Si vous lisez attentivement ce que publie le diocèse de Ciudad Del Este, on voit que Livieres, porteur d'une ligne d'Eglise et de pensée différente de celle des autres évêques, a été nommé par Saint Jean Paul II, confirmé et défendu par Benoît ( qui comme nous le savons, après en avoir chassé à peu près quatre-vingt, n'a pas été tendre avec les évêques qui ont failli), et enfin démis rapidement par François.
C'est encore une fois, un signe de profonde discontinuité entre le Pape actuel et ses prédécesseurs.

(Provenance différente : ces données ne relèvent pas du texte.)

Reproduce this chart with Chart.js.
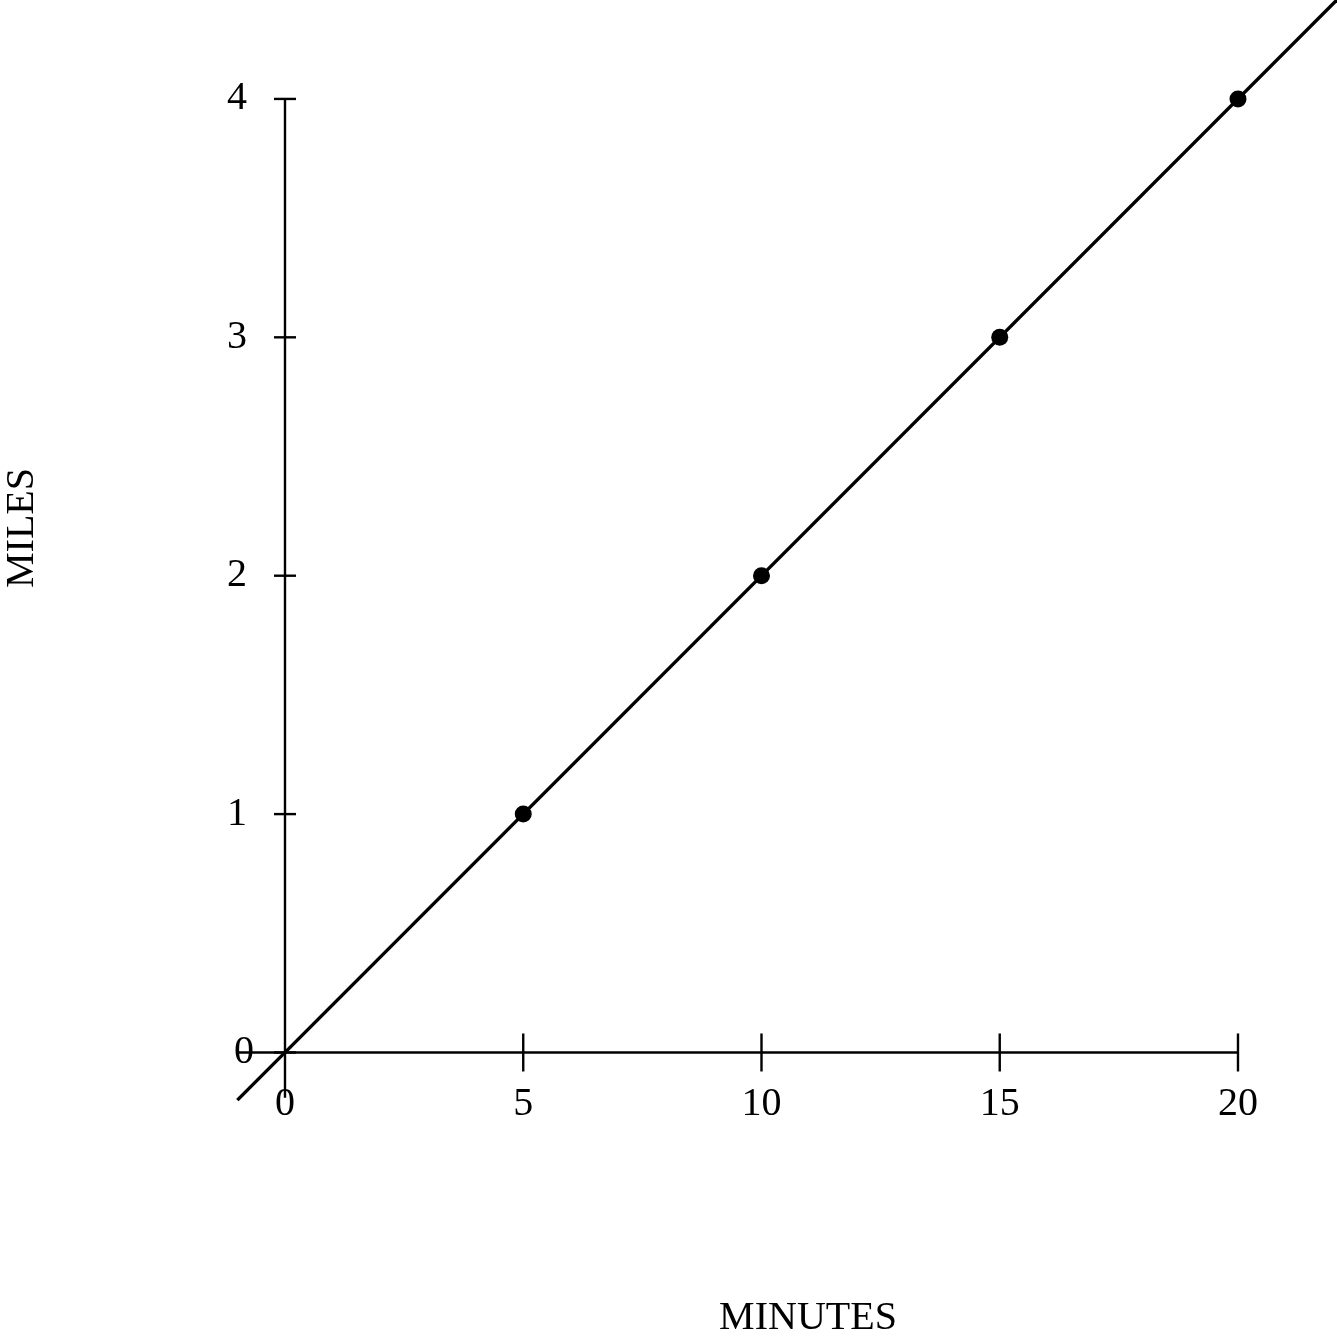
<!DOCTYPE html>
<html>
<head>
<meta charset="utf-8">
<script src="https://cdn.jsdelivr.net/npm/chart.js@4.4.1/dist/chart.umd.min.js"></script>
<style>
  html, body { margin: 0; padding: 0; background: #fff; }
  #wrap { width: 1337px; height: 1337px; }
</style>
</head>
<body>
<div id="wrap"><canvas id="c" width="1337" height="1337"></canvas></div>
<script>
// ---- data ----
const minutes = [5, 10, 15, 20];
const miles = [1, 2, 3, 4];
const fitLineX = [-1, 22.1];
const fitLineY = [-0.2, 4.42];
const xTicks = [0, 5, 10, 15, 20];
const yTicks = [0, 1, 2, 3, 4];
const xTitle = 'MINUTES';
const yTitle = 'MILES';

const FONT = '40px "Liberation Serif", "DejaVu Serif", serif';

const axesPlugin = {
  id: 'axesPlugin',
  afterDatasetsDraw(chart) {
    const ctx = chart.ctx;
    const xs = chart.scales.x, ys = chart.scales.y;
    const X = v => xs.getPixelForValue(v);
    const Y = v => ys.getPixelForValue(v);
    ctx.save();
    ctx.strokeStyle = '#000';
    ctx.fillStyle = '#000';
    ctx.lineWidth = 2.4;
    ctx.lineCap = 'butt';
    // x axis line
    ctx.beginPath();
    ctx.moveTo(X(-1), Y(0));
    ctx.lineTo(X(xTicks[xTicks.length - 1]), Y(0));
    ctx.stroke();
    // y axis line
    ctx.beginPath();
    ctx.moveTo(X(0), Y(-0.19));
    ctx.lineTo(X(0), Y(yTicks[yTicks.length - 1]));
    ctx.stroke();
    // x ticks
    xTicks.forEach(t => {
      if (t === 0) return;
      ctx.beginPath();
      ctx.moveTo(X(t), Y(0) - 19);
      ctx.lineTo(X(t), Y(0) + 19);
      ctx.stroke();
    });
    // y ticks
    yTicks.forEach(t => {
      ctx.beginPath();
      ctx.moveTo(X(0) - 11, Y(t));
      ctx.lineTo(X(0) + 11, Y(t));
      ctx.stroke();
    });
    ctx.font = FONT;
    // x tick labels
    ctx.textAlign = 'center';
    ctx.textBaseline = 'middle';
    xTicks.forEach(t => {
      ctx.fillText(String(t), X(t), Y(0) + 52);
    });
    // y tick labels
    yTicks.forEach(t => {
      ctx.fillText(String(t), X(0) - (t === 0 ? 41 : 48), Y(t));
    });
    // axis titles
    ctx.fillText(xTitle, 808, 1318);
    ctx.save();
    ctx.translate(22, 528);
    ctx.rotate(-Math.PI / 2);
    ctx.fillText(yTitle, 0, 0);
    ctx.restore();
    ctx.restore();
  }
};

new Chart(document.getElementById('c'), {
  type: 'scatter',
  data: {
    datasets: [
      {
        data: fitLineX.map((x, i) => ({ x, y: fitLineY[i] })),
        showLine: true,
        borderColor: '#000',
        borderWidth: 3.4,
        pointRadius: 0,
        fill: false
      },
      {
        data: minutes.map((x, i) => ({ x, y: miles[i] })),
        showLine: false,
        pointRadius: 8.5,
        pointBackgroundColor: '#000',
        pointBorderColor: '#000',
        pointBorderWidth: 0
      }
    ]
  },
  options: {
    responsive: false,
    animation: false,
    devicePixelRatio: 1,
    layout: { padding: 0, autoPadding: false },
    plugins: { legend: { display: false }, tooltip: { enabled: false } },
    scales: {
      x: { type: 'linear', display: false, min: -5.981, max: 22.078 },
      y: { type: 'linear', display: false, min: -1.1935, max: 4.415 }
    }
  },
  plugins: [axesPlugin]
});
</script>
</body>
</html>
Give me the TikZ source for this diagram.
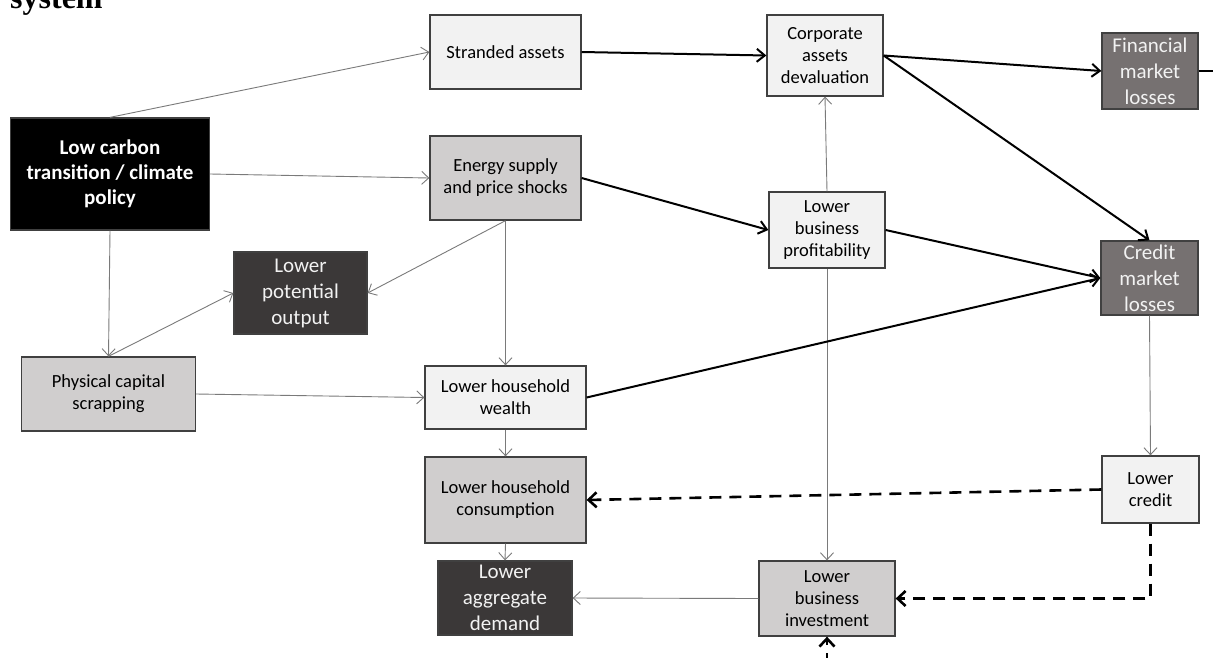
\documentclass[tikz,border=0pt]{standalone}
\usepackage{fontspec}
\setmainfont{Carlito}
\newfontfamily\titlefont{Liberation Serif}
\usetikzlibrary{arrows.meta,calc}

\definecolor{boxlight}{HTML}{F2F2F2}
\definecolor{boxgray}{HTML}{D0CECE}
\definecolor{boxmid}{HTML}{767171}
\definecolor{boxdark}{HTML}{3B3838}
\definecolor{linkgray}{HTML}{7A7A7A}

\begin{document}
\begin{tikzpicture}[x=1pt,y=-1pt,
    box/.style={draw=black!75, line width=1.3pt, inner sep=0pt, align=center,
        font=\fontsize{18.5}{22}\selectfont},
    light/.style={box, fill=boxlight},
    grey/.style={box, fill=boxgray},
    mid/.style={box, fill=boxmid, text=boxlight, font=\fontsize{21}{26}\selectfont},
    dark/.style={box, fill=boxdark, text=boxlight, font=\fontsize{21}{26}\selectfont},
    weak/.style={draw=linkgray, line width=0.9pt, -{Straight Barb[length=7pt,width=13pt]}},
    strong/.style={draw=black, line width=2pt, -{Straight Barb[length=8pt,width=13pt]}},
    feedback/.style={draw=black, line width=2.6pt, dash pattern=on 12pt off 8pt,
        -{Straight Barb[length=8pt,width=15pt]}}]
    \clip (0,0) rectangle (1213,657);
    \fill[white] (0,0) rectangle (1213,657);
    \node[anchor=base west, font=\titlefont\bfseries\fontsize{32}{36}\selectfont, inner sep=0pt] (title) at (10,8) {system};

    \node[box, fill=black, text=white, font=\bfseries\fontsize{21}{25}\selectfont,
        minimum width=199pt, minimum height=112pt] (low) at (110,174) {Low carbon\\transition / climate\\policy};
    \node[light, minimum width=151pt, minimum height=74pt] (stranded) at (505.5,52) {Stranded assets};
    \node[grey, minimum width=151pt, minimum height=84pt] (energy) at (505.5,178) {Energy supply\\and price shocks};
    \node[light, minimum width=116pt, minimum height=81pt] (corp) at (825,55.5) {Corporate\\assets\\devaluation};
    \node[mid, minimum width=96pt, minimum height=76pt] (fin) at (1150,71) {Financial\\market\\losses};
    \node[light, minimum width=116pt, minimum height=76pt] (profit) at (827,230) {Lower\\business\\profitability};
    \node[mid, minimum width=97pt, minimum height=74pt] (credit) at (1149.5,278) {Credit\\market\\losses};
    \node[dark, minimum width=133pt, minimum height=82pt] (potential) at (300.5,293) {Lower\\potential\\output};
    \node[grey, minimum width=174pt, minimum height=74pt] (physical) at (108.5,394) {Physical capital\\scrapping};
    \node[light, minimum width=161pt, minimum height=63pt] (wealth) at (505.5,397.5) {Lower household\\wealth};
    \node[grey, minimum width=161pt, minimum height=86pt] (consum) at (505.5,500) {Lower household\\consumption};
    \node[dark, minimum width=134pt, minimum height=74pt] (aggdem) at (505,598) {Lower\\aggregate\\demand};
    \node[grey, minimum width=136pt, minimum height=75pt] (invest) at (827,598.5) {Lower\\business\\investment};
    \node[light, minimum width=97pt, minimum height=67pt] (lowcredit) at (1150.5,489.5) {Lower\\credit};

    \coordinate (finout) at (1220,71);
    \coordinate (investin) at (827,665);

    \draw[weak] (low.north) -- (stranded.west);
    \draw[weak] (low.east) -- (energy.west);
    \draw[weak] (low.south) -- (physical.north);
    \draw[weak] (physical.north) -- (potential.west);
    \draw[weak] (energy.south) -- (potential.east);
    \draw[weak] (energy.south) -- (wealth.north);
    \draw[weak] (physical.east) -- (wealth.west);
    \draw[weak] (wealth.south) -- (consum.north);
    \draw[weak] (consum.south) -- (aggdem.north);
    \draw[weak] (invest.west) -- (aggdem.east);
    \draw[weak] (profit.north) -- (corp.south);
    \draw[weak] (profit.south) -- (invest.north);
    \draw[weak] (credit.south) -- (lowcredit.north);

    \draw[strong] (stranded.east) -- (corp.west);
    \draw[strong] (energy.east) -- (profit.west);
    \draw[strong] (corp.east) -- (fin.west);
    \draw[strong] (corp.east) -- (credit.north);
    \draw[strong] (profit.east) -- (credit.west);
    \draw[strong] (wealth.east) -- (credit.west);
    \draw[draw=black, line width=2pt] (fin.east) -- (finout);

    \draw[feedback] (lowcredit.west) -- (consum.east);
    \draw[feedback] (lowcredit.south) |- (invest.east);
    \draw[feedback] (investin) -- (invest.south);
\end{tikzpicture}
\end{document}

Mais on peut se demander pourquoi, s'il y avait des problèmes, le pape, si disposé à dialoguer avec tout le monde, ne lui en a pas parlé (voir la correction fraternelle ...). Ou bien pourquoi - et je pense que c'est déjà arrivé - les évêques n'ont pas été convoqués à Rome, pour laver le linge sale, et celui religieux, et peut-être n'y en a-t-il pas peu au Paraguay - devant Pierre.
Mais peut-être y avait-il la crainte que finalement, un fois tout entendu, ils auraient dû ne pas trop donner tort à Livieres. Un risque que les Grands Conseillers latino-américains du pape craignaient évidemment de courir. Un signe de cet embarras peut être perçu dans le fait que le Pape - à ce jour - n'a pas trouvé le temps de le recevoir.
Il était plus facile de démettre Mgr Rogelio, et d'applique pour l'essentiel, en l'absence d'accusations concrètes, le délit d'opinion dans l'Église (orthodoxe).